Çalıştığınız iş yerinden ayrılırken arkadaşlarınızla helalleşirsiniz, görev yaptığınız bir stk dan, parti yöneticiliğinden ayrılırken de birlikte görev yaptığınız insanlarla helalleşirsiniz…

Birini üzdüğünüzü, kırdığınızı, bir meselede haksızlık yaptığınızı düşünürsünüz ve hakkını helal et dersiniz, ya da birinin sizin için fedakarlık yaptığını, özveride bulunduğunu düşünür helallik istersiniz.

Bir ticaret ya da ortaklıkta karşılıklı hak geçmiş olma ihtimaline karşı, taraflarla helalleşirsiniz, hisseli kurbanda bile ayrılırken helalleşirsiniz, iş yaptırdığınız ustaya ücretini ödemiş de olsanız helalleşirsiniz.

Farkında olmadan bir söz ile rencide etmiş olabiliriz, trafikte, pide sırasında, fatura ödeme sırasında önüne geçmiş olabiliriz, bir gürültü ile uykusundan uyandırmış rahatsız etmiş olabiliriz, bir organizasyonda daha fazla yemek yemiş olabiliriz, sigaramızın dumanı, sobamızın dumanı, mangalımızın dumanı, çöpümüzün kokusu, yemeğimizin kokusu hatta ter kokumuz ile rahatsız etmiş olabiliriz… 

Helalleşmek toplumun çok büyük bir kesiminin hayatının önemli bir parçasıdır aslında ve çok farklı sebeplere dayalı olarak müracaat edilen bir kavramdır, gelenektir, meziyettir ama en önemlisi inançtır. Çünkü biz kul hakkı ile huzura çıkmaktan korkarız, kul hakkının ne büyük bir günah olduğunu biliriz, farkında değiliz belki ama gün içinde bile kaç kez kullanıyoruzdur kim bilir?

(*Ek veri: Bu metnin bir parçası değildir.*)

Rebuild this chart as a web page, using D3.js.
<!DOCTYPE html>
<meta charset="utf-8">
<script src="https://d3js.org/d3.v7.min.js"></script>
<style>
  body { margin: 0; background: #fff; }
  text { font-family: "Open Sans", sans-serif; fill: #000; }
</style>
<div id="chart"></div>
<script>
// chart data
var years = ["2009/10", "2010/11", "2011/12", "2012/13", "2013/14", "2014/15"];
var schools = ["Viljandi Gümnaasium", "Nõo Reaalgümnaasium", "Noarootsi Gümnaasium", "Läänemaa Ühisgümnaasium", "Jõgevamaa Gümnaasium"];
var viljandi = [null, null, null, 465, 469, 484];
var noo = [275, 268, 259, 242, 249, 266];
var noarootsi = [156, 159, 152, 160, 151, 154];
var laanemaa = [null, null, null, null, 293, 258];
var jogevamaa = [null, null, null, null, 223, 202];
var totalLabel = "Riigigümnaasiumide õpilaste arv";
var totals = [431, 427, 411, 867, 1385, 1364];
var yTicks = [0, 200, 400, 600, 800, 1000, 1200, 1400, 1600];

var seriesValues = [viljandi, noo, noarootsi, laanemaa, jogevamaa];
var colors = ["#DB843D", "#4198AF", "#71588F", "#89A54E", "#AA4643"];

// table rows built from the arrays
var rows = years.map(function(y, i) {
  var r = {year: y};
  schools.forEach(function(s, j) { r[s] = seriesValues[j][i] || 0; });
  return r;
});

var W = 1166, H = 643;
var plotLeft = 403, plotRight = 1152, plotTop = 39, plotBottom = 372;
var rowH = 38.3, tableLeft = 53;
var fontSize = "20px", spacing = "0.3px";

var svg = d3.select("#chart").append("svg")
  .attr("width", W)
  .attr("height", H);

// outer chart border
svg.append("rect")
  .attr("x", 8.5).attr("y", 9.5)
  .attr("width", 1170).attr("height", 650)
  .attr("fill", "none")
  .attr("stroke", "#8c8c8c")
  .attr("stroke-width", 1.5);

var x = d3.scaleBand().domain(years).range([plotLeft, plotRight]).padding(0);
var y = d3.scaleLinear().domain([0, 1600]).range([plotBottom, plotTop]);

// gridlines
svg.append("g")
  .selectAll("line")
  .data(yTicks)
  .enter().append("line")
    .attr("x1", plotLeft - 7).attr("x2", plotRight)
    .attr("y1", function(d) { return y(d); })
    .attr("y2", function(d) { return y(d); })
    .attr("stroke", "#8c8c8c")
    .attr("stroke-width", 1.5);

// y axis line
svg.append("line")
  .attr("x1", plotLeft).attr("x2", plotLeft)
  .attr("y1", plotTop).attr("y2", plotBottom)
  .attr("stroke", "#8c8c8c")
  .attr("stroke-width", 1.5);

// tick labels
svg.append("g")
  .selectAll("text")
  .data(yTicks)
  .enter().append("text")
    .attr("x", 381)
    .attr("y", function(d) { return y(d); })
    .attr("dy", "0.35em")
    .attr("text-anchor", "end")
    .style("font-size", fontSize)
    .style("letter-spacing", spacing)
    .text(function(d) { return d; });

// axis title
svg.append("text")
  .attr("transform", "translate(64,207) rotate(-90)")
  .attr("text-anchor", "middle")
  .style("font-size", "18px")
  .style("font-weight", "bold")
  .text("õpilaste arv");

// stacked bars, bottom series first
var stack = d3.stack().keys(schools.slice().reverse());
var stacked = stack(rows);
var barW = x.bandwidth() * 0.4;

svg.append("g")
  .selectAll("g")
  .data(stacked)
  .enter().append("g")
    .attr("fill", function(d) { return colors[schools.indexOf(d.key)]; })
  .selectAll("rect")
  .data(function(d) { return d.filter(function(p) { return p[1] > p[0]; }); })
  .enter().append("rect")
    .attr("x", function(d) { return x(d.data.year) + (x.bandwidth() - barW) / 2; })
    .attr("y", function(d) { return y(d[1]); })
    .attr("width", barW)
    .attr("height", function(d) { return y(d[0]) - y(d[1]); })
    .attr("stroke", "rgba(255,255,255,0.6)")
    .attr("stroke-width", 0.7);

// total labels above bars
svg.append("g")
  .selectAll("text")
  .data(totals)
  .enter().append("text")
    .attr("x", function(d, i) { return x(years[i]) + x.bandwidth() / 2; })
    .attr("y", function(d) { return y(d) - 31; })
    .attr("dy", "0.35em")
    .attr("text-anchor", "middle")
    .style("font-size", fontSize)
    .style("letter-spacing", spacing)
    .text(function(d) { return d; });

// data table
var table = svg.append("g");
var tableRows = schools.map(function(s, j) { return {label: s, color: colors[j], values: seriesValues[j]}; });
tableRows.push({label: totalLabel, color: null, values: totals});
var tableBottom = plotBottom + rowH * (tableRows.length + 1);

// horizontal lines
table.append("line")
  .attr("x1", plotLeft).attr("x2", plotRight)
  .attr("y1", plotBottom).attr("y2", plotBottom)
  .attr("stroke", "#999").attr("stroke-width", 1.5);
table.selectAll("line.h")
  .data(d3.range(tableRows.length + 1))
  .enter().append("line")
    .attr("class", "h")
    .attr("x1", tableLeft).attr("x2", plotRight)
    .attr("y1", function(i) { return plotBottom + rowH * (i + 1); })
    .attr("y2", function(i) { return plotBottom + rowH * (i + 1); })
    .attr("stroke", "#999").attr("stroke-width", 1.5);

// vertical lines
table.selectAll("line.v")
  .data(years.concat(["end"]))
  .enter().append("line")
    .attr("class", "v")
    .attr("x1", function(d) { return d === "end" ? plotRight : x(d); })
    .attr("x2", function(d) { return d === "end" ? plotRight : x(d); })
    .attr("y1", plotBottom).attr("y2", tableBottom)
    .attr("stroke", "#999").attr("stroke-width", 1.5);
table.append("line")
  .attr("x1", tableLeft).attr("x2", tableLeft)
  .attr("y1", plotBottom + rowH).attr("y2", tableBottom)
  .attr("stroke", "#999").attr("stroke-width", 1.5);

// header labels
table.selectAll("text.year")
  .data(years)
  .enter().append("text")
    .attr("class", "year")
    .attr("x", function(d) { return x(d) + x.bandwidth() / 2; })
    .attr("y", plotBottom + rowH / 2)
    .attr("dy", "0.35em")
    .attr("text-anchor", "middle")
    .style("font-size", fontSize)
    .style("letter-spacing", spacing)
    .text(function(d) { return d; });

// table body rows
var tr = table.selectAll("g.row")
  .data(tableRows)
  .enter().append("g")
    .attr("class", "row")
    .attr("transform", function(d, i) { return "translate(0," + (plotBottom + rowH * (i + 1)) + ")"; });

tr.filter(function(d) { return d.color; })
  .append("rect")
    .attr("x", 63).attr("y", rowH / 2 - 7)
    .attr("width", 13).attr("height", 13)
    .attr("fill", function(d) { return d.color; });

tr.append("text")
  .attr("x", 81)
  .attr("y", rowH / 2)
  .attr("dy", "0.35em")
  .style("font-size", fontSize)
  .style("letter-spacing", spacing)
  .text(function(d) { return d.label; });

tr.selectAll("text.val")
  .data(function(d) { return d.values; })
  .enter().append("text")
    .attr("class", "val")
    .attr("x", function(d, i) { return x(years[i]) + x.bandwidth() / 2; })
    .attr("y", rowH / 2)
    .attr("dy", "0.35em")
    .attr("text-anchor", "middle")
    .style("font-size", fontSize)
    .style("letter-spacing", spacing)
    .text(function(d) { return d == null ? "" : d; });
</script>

Birisi bizden helallik istedi ise, bize karşı bir haksız davranışı ya da maddi manevi bir borcu olduğunu, mahcubiyet ve bir pişmanlık duyduğunu düşünürüz. Helallik aynı zamanda bir özür mahiyetindedir. Helallik gerektirecek her ne davranış sergilenmiş ise bir daha tekrarlanmayacağının beyanıdır.

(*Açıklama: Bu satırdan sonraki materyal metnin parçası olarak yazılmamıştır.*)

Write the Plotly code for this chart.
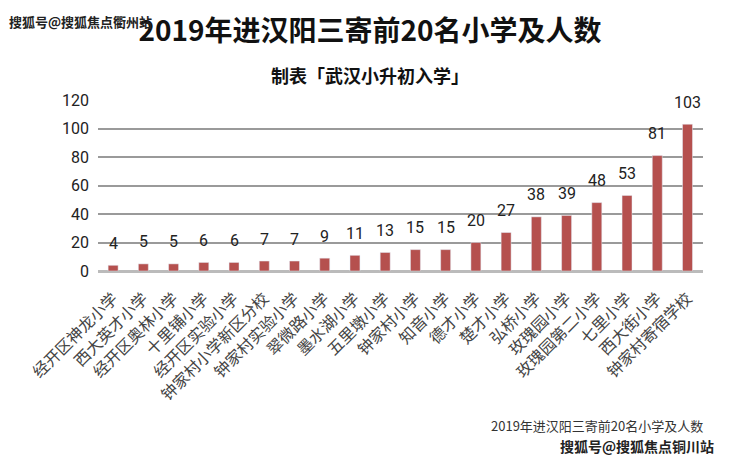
import plotly.graph_objects as go

# data
schools = ['经开区神龙小学', '西大英才小学', '经开区奥林小学', '十里铺小学', '经开区实验小学',
           '钟家村小学新区分校', '钟家村实验小学', '翠微路小学', '墨水湖小学', '五里墩小学',
           '钟家村小学', '知音小学', '德才小学', '楚才小学', '弘桥小学',
           '玫瑰园小学', '玫瑰园第二小学', '七里小学', '西大街小学', '钟家村寄宿学校']
counts = [4, 5, 5, 6, 6, 7, 7, 9, 11, 13, 15, 15, 20, 27, 38, 39, 48, 53, 81, 103]
y_ticks = [0, 20, 40, 60, 80, 100, 120]

cjk = 'Noto Sans CJK SC'

fig = go.Figure()
fig.add_trace(go.Bar(x=schools, y=counts, marker_color='#b5504e', width=0.33))

# value labels sit a little above each bar
for s, c in zip(schools, counts):
    fig.add_annotation(x=s, y=c, text=str(c), showarrow=False, yshift=22,
                       font=dict(family='Roboto', size=16, color='#222'))

# subtitle, footnote and watermarks
fig.add_annotation(x=0.45, y=1.234, xref='paper', yref='paper', text='<b>制表「武汉小升初入学」</b>',
                   showarrow=False, font=dict(family=cjk, size=18, color='#111'))
fig.add_annotation(x=1.003, y=-0.971, xref='paper', yref='paper', xanchor='right',
                   text='2019年进汉阳三寄前20名小学及人数', showarrow=False,
                   font=dict(family=cjk, size=13, color='#333'))
fig.add_annotation(x=1.021, y=-1.094, xref='paper', yref='paper', xanchor='right',
                   text='<b>搜狐号@搜狐焦点铜川站</b>', showarrow=False,
                   font=dict(family=cjk, size=14, color='#222'))
fig.add_annotation(x=-0.15, y=1.525, xref='paper', yref='paper', xanchor='left',
                   text='<b>搜狐号@搜狐焦点衢州站</b>', showarrow=False,
                   font=dict(family=cjk, size=13, color='#222'))

fig.update_layout(
    width=740, height=474,
    margin=dict(l=98, r=37, t=100, b=203, autoexpand=False),
    paper_bgcolor='white', plot_bgcolor='white',
    title=dict(text='<b>2019年进汉阳三寄前20名小学及人数</b>', x=0.5, xanchor='center',
               y=1 - 31 / 474, yanchor='middle', yref='container',
               font=dict(family=cjk, size=28, color='#111')),
    showlegend=False,
    bargap=0.67,
)
fig.update_xaxes(tickangle=-45, tickfont=dict(family=cjk, size=16, color='#444'),
                 showgrid=False, showline=False, ticks='', automargin=False,
                 ticklabelstandoff=14)
fig.update_yaxes(range=[0, 120], tickvals=y_ticks, ticktext=[str(v) for v in y_ticks],
                 tickfont=dict(family='Roboto', size=16, color='#222'),
                 showgrid=True, gridcolor='#9a9a9a', gridwidth=1.5,
                 zeroline=True, zerolinecolor='#bbbbbb', zerolinewidth=2.5,
                 ticks='', ticklabelstandoff=8, automargin=False)

fig.write_html('out.html', config={'displayModeBar': False},
               post_script="document.body.style.margin = '0';")
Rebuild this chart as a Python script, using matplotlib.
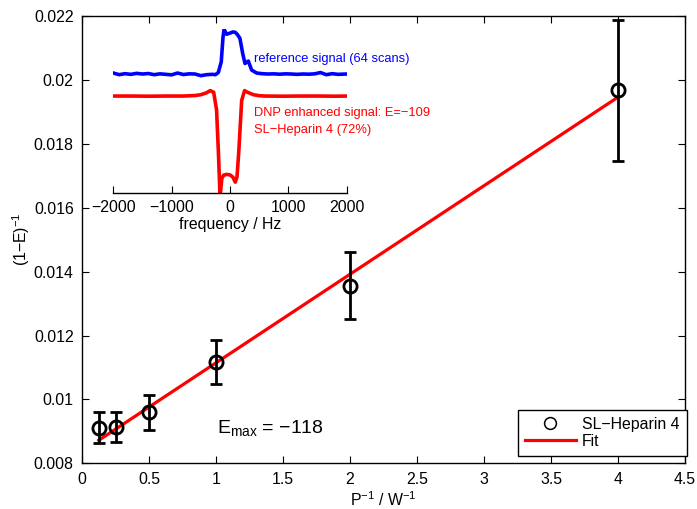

Dedik ya pişmanlıktır, öyle ise aynı zamanda bir af dilemektir, samimi ikrardır, hatanın görülmesi ve bu hatadan dönülmesi demektir. Büyük bir erdemdir….

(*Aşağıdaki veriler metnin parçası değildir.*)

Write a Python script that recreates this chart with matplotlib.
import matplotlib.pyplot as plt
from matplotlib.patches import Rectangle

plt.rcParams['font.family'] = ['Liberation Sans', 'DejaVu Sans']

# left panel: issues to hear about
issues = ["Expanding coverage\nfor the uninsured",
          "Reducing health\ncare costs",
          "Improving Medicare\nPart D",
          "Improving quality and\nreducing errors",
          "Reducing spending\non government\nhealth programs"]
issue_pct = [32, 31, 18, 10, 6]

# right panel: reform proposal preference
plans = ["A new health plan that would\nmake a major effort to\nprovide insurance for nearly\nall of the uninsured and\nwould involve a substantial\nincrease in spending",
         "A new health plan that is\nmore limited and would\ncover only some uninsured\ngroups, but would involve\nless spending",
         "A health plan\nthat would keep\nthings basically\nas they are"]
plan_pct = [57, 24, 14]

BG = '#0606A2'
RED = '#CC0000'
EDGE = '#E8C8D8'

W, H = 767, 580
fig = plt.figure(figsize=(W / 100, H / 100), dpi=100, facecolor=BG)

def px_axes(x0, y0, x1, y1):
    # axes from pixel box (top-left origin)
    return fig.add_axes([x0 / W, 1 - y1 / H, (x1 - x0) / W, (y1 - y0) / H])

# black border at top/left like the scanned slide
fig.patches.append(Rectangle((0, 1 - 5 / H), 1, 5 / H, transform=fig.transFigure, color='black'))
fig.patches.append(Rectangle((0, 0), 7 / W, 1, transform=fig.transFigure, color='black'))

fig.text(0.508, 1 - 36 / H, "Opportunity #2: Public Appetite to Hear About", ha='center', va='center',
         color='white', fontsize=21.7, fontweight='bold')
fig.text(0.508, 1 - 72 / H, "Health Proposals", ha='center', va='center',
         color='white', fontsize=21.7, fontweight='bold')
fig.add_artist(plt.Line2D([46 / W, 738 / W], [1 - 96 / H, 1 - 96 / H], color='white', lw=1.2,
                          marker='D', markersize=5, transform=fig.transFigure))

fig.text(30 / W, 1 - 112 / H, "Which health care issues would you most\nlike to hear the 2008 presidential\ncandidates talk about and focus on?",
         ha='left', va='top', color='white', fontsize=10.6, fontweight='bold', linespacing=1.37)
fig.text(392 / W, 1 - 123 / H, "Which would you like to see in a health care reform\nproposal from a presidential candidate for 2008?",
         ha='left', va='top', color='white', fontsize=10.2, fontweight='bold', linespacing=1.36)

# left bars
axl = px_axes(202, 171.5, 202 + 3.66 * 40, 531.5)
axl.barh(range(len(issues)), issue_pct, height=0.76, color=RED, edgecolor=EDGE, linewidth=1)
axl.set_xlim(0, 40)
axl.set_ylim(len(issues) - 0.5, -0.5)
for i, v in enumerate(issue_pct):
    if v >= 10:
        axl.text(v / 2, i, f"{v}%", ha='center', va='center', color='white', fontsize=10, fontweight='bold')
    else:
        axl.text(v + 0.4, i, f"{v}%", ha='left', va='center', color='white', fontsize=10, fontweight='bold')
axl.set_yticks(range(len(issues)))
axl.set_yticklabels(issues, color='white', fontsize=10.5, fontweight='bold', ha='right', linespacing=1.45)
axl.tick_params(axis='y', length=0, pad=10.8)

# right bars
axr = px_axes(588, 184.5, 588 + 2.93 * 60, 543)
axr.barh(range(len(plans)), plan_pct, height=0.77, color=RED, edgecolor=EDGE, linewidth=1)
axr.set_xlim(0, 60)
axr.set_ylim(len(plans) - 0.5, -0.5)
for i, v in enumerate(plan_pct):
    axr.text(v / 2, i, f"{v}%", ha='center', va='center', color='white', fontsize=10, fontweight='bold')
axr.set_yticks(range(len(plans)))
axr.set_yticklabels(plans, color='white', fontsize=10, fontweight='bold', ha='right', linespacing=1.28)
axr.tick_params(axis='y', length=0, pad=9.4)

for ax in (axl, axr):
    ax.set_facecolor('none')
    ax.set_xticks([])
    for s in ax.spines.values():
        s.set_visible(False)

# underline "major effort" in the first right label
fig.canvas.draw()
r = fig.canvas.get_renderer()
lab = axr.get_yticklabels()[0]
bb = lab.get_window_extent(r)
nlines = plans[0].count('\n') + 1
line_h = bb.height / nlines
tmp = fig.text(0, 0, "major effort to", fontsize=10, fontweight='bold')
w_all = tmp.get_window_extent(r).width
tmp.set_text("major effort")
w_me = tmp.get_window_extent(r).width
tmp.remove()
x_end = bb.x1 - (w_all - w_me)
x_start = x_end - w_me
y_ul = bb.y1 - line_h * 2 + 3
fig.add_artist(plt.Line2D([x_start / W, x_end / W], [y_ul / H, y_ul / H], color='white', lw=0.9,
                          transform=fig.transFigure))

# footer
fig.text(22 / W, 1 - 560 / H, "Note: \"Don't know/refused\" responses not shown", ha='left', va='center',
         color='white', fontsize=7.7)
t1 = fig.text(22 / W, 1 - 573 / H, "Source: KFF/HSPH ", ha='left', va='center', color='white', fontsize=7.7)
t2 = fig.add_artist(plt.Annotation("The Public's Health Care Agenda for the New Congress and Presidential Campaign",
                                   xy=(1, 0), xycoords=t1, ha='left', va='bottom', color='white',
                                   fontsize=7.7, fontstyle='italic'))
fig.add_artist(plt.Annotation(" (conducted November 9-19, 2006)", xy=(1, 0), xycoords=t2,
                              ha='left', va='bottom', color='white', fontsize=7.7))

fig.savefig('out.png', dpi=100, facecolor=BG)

Helallik isteyen, özür dileyen, af dileyen, pişmanlık gösteren bir kişiye bu erdeminden dolayı saygı duymaktan başka yapacak bir şey yok. Elbette, helalleşmeyi düşünüyorum demek, olumlu bir davranış olmakla birlikte helalleşmek anlamına gelmiyor.

Bize karşı ne yapılmış olursa olsun ‘Hakkını helal et’ diyen, pişmanlığını ifade eden, af dileyen, samimi ikrarda bulunan bu erdemi gösteren birine ‘benden yana Helal olsun, sende helal et’ demekten başka söz söylemek bize yakışmaz.

Bir suç işlersiniz, yargılanırsınız, ceza alırsınız, pişmanlık duyarsınız, iyi hal gösterirsiniz, devlet sizi af eder, ancak bu suç sicilinize işlenmiştir, siciliniz bozulmuştur ve birçok işi yapamazsınız. Geçmişte işlediğiniz suçları hayatınızın sonuna kadar işlemeyecek olsanız bile, gerçekten pişman olsanız bile mahkumiyetiniz ve siciliniz her zaman karşınıza çıkar…

Ticarette size defalarca kazık atan ortağınız sizden af dilese, helallik istese muhtemelen af edersiniz, peki yeni ortaklık kurar mısınız?

Bir dostunuz size ihanet etse sonra da af dilese, af edersiniz belki ama eskisi gibi dost olur musunuz?   

Hülasa CHP Genel Başkanı Sayın Kılıçdaroğlu’nu, öz eleştirisi ve tarihi ile yüzleşmesi neticesi milletle helalleşme kararı almasını candan tebrik ediyorum, Milli Görüşçü muhafazakar bir seçmen olarak beni son derece umutlandırdı, umarım bu davranış diğer genel başkanlara da örnek olur ve umarım bu hamle siyasi değildir. Ancak şunu da belirtmem gerekir ki; vicdanlardaki mahkumiyet, beyinlerdeki travma, kalplerdeki yara, kuru bir helalleşme ile huzur bulmaz, daha net ifadelere ve daha somut uygulamalara ihtiyaç var.   

Adaletin Güçlü, Güçlünün de Adil Olduğu Bir Dünya’nın kurulması duası ile Allah’a emanet olunuz.